Will you write out the data exactly, excluding every picture?
|---|
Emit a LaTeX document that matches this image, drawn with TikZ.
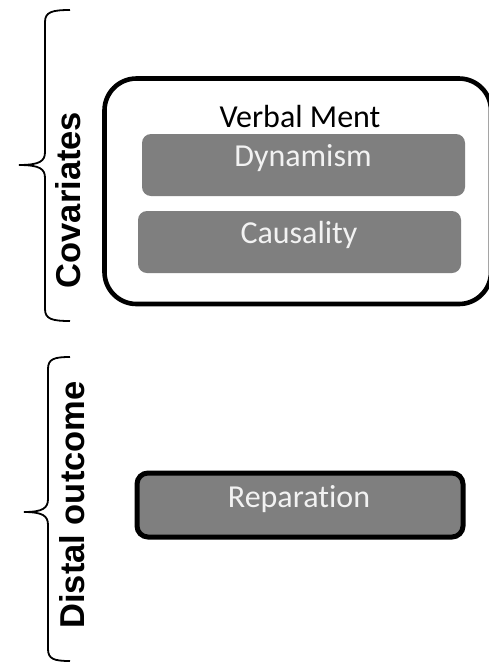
\documentclass[tikz,border=0pt]{standalone}
\usepackage{fontspec}
\setmainfont[Ligatures=NoCommon]{Carlito}
\newfontfamily\arialfont{Liberation Sans}
\begin{document}
\begin{tikzpicture}[x=1pt,y=-1pt,
  bracestyle/.style={draw=black,line width=1.8pt},
  sidelabel/.style={font=\arialfont\bfseries\fontsize{34.5}{40}\selectfont,rotate=90,inner sep=0pt},
  graybox/.style={fill=gray50,rounded corners=9pt},
  boxtext/.style={text=textgray,font=\fontsize{32}{36}\selectfont,inner sep=0pt},
  outer/.style={draw=black,line width=4.6pt,rounded corners=32pt,fill=white},
]
\definecolor{gray50}{HTML}{7F7F7F}
\definecolor{textgray}{HTML}{F2F2F2}
\useasboundingbox (0,0) rectangle (489,662);
% upper brace
\draw[bracestyle] (70,10) .. controls (52,10) and (45,12) .. (45,22) -- (45,152)
  .. controls (45,161) and (40,165) .. (19,165)
  .. controls (40,165) and (45,169) .. (45,178) -- (45,309)
  .. controls (45,319) and (52,321) .. (70,321);
% lower brace
\draw[bracestyle] (70,357) .. controls (54,357) and (48,359) .. (48,369) -- (48,499)
  .. controls (48,508) and (43,512) .. (24,512)
  .. controls (43,512) and (48,516) .. (48,525) -- (48,649)
  .. controls (48,659) and (54,661) .. (70,661);
\node[sidelabel] (cov) at (68,200) {Covariates};
\node[sidelabel] (dist) at (72,505) {Distal outcome};
% outer rounded box (right edge at the picture border)
\path[outer] (104.5,78.5) rectangle (491,304);
\node[font=\fontsize{32}{36}\selectfont,inner sep=0pt] (vm) at (300,117) {Verbal Ment};
\path[graybox] (142,134) rectangle (465,196);
\node[boxtext] (dyn) at (303,158) {Dynamism};
\path[graybox] (138,211) rectangle (461,273);
\node[boxtext] (caus) at (299,235) {Causality};
\path[draw=black,line width=5pt,fill=gray50,rounded corners=11pt] (137,473) rectangle (463,537);
\node[boxtext] (rep) at (299,499) {Reparation};
\end{tikzpicture}
\end{document}
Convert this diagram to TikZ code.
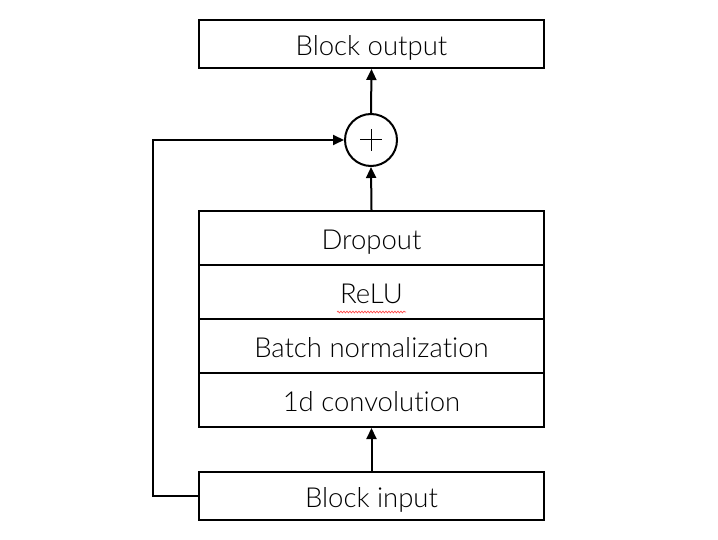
\documentclass[tikz,border=0pt]{standalone}
\usepackage{fontspec}
\setmainfont{Lato Light}[Ligatures={NoCommon}]
\usetikzlibrary{arrows.meta,decorations.pathmorphing}
\begin{document}
\begin{tikzpicture}[x=1pt,y=-1pt,
  box/.style={draw,line width=2pt,minimum width=345pt,minimum height=54pt,inner sep=0pt,text depth=0pt,font=\fontsize{27.5}{30}\selectfont},
  arr/.style={line width=2pt,-{Triangle[length=11pt,width=10pt]}},
  ln/.style={line width=2pt}]
\useasboundingbox (0,0) rectangle (718,540);
\node[box,minimum height=48pt] (out) at (371.5,44) {\raisebox{-3pt}{Block output}};
\node[draw,circle,line width=2pt,minimum size=52pt,inner sep=0pt] (sum) at (371,140) {};
\draw[line width=1pt] ([xshift=-11pt]sum.center) -- ([xshift=11pt]sum.center)
  ([yshift=-11pt]sum.center) -- ([yshift=11pt]sum.center);
\node[box] (drop) at (371.5,238) {\raisebox{-3pt}{Dropout}};
\node[box] (relu) at (371.5,292) {\raisebox{-3pt}{ReLU}};
\node[box] (bn) at (371.5,346) {\raisebox{-3pt}{Batch normalization}};
\node[box] (conv) at (371.5,400) {\raisebox{-3pt}{1d convolution}};
\node[box,minimum height=48pt] (in) at (371.5,496) {\raisebox{-3pt}{Block input}};
\coordinate (sq0) at (337,312);
\coordinate (sq1) at (406,312);
\draw[red!70,line width=0.7pt,decorate,decoration={snake,amplitude=0.9pt,segment length=3pt}] (sq0) -- (sq1);
\draw[arr] (in.north) -- (conv.south);
\draw[arr] (drop.north) -- (sum.south);
\draw[arr] (sum.north) -- (out.south);
\coordinate (k) at (153,496);
\draw[arr] (in.west) -- (k) |- (sum.west);
\end{tikzpicture}
\end{document}
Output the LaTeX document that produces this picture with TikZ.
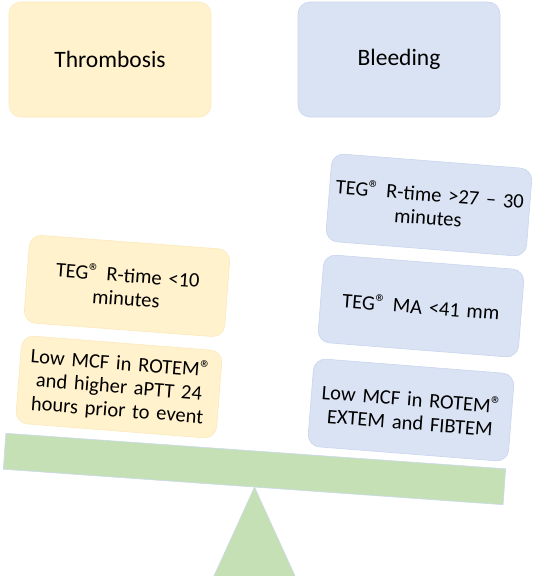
|---|
→ Finished task
Emit a LaTeX document that matches this image, drawn with TikZ.
\documentclass[tikz,border=0pt]{standalone}
\usepackage{fontspec}
\setmainfont[Ligatures=NoCommon]{Carlito}
\newfontfamily\arialfont{Liberation Sans}
\begin{document}
\begin{tikzpicture}[x=1pt,y=-1pt,
  bracestyle/.style={draw=black,line width=1.8pt},
  sidelabel/.style={font=\arialfont\bfseries\fontsize{34.5}{40}\selectfont,rotate=90,inner sep=0pt},
  graybox/.style={fill=gray50,rounded corners=9pt},
  boxtext/.style={text=textgray,font=\fontsize{32}{36}\selectfont,inner sep=0pt},
  outer/.style={draw=black,line width=4.6pt,rounded corners=32pt,fill=white},
]
\definecolor{gray50}{HTML}{7F7F7F}
\definecolor{textgray}{HTML}{F2F2F2}
\useasboundingbox (0,0) rectangle (489,662);
% upper brace
\draw[bracestyle] (70,10) .. controls (52,10) and (45,12) .. (45,22) -- (45,152)
  .. controls (45,161) and (40,165) .. (19,165)
  .. controls (40,165) and (45,169) .. (45,178) -- (45,309)
  .. controls (45,319) and (52,321) .. (70,321);
% lower brace
\draw[bracestyle] (70,357) .. controls (54,357) and (48,359) .. (48,369) -- (48,499)
  .. controls (48,508) and (43,512) .. (24,512)
  .. controls (43,512) and (48,516) .. (48,525) -- (48,649)
  .. controls (48,659) and (54,661) .. (70,661);
\node[sidelabel] (cov) at (68,200) {Covariates};
\node[sidelabel] (dist) at (72,505) {Distal outcome};
% outer rounded box (right edge at the picture border)
\path[outer] (104.5,78.5) rectangle (491,304);
\node[font=\fontsize{32}{36}\selectfont,inner sep=0pt] (vm) at (300,117) {Verbal Ment};
\path[graybox] (142,134) rectangle (465,196);
\node[boxtext] (dyn) at (303,158) {Dynamism};
\path[graybox] (138,211) rectangle (461,273);
\node[boxtext] (caus) at (299,235) {Causality};
\path[draw=black,line width=5pt,fill=gray50,rounded corners=11pt] (137,473) rectangle (463,537);
\node[boxtext] (rep) at (299,499) {Reparation};
\end{tikzpicture}
\end{document}
Convert this diagram to TikZ code.
\documentclass[tikz,border=0pt]{standalone}
\usepackage{fontspec}
\setmainfont{Lato Light}[Ligatures={NoCommon}]
\usetikzlibrary{arrows.meta,decorations.pathmorphing}
\begin{document}
\begin{tikzpicture}[x=1pt,y=-1pt,
  box/.style={draw,line width=2pt,minimum width=345pt,minimum height=54pt,inner sep=0pt,text depth=0pt,font=\fontsize{27.5}{30}\selectfont},
  arr/.style={line width=2pt,-{Triangle[length=11pt,width=10pt]}},
  ln/.style={line width=2pt}]
\useasboundingbox (0,0) rectangle (718,540);
\node[box,minimum height=48pt] (out) at (371.5,44) {\raisebox{-3pt}{Block output}};
\node[draw,circle,line width=2pt,minimum size=52pt,inner sep=0pt] (sum) at (371,140) {};
\draw[line width=1pt] ([xshift=-11pt]sum.center) -- ([xshift=11pt]sum.center)
  ([yshift=-11pt]sum.center) -- ([yshift=11pt]sum.center);
\node[box] (drop) at (371.5,238) {\raisebox{-3pt}{Dropout}};
\node[box] (relu) at (371.5,292) {\raisebox{-3pt}{ReLU}};
\node[box] (bn) at (371.5,346) {\raisebox{-3pt}{Batch normalization}};
\node[box] (conv) at (371.5,400) {\raisebox{-3pt}{1d convolution}};
\node[box,minimum height=48pt] (in) at (371.5,496) {\raisebox{-3pt}{Block input}};
\coordinate (sq0) at (337,312);
\coordinate (sq1) at (406,312);
\draw[red!70,line width=0.7pt,decorate,decoration={snake,amplitude=0.9pt,segment length=3pt}] (sq0) -- (sq1);
\draw[arr] (in.north) -- (conv.south);
\draw[arr] (drop.north) -- (sum.south);
\draw[arr] (sum.north) -- (out.south);
\coordinate (k) at (153,496);
\draw[arr] (in.west) -- (k) |- (sum.west);
\end{tikzpicture}
\end{document}
Output the LaTeX document that produces this picture with TikZ.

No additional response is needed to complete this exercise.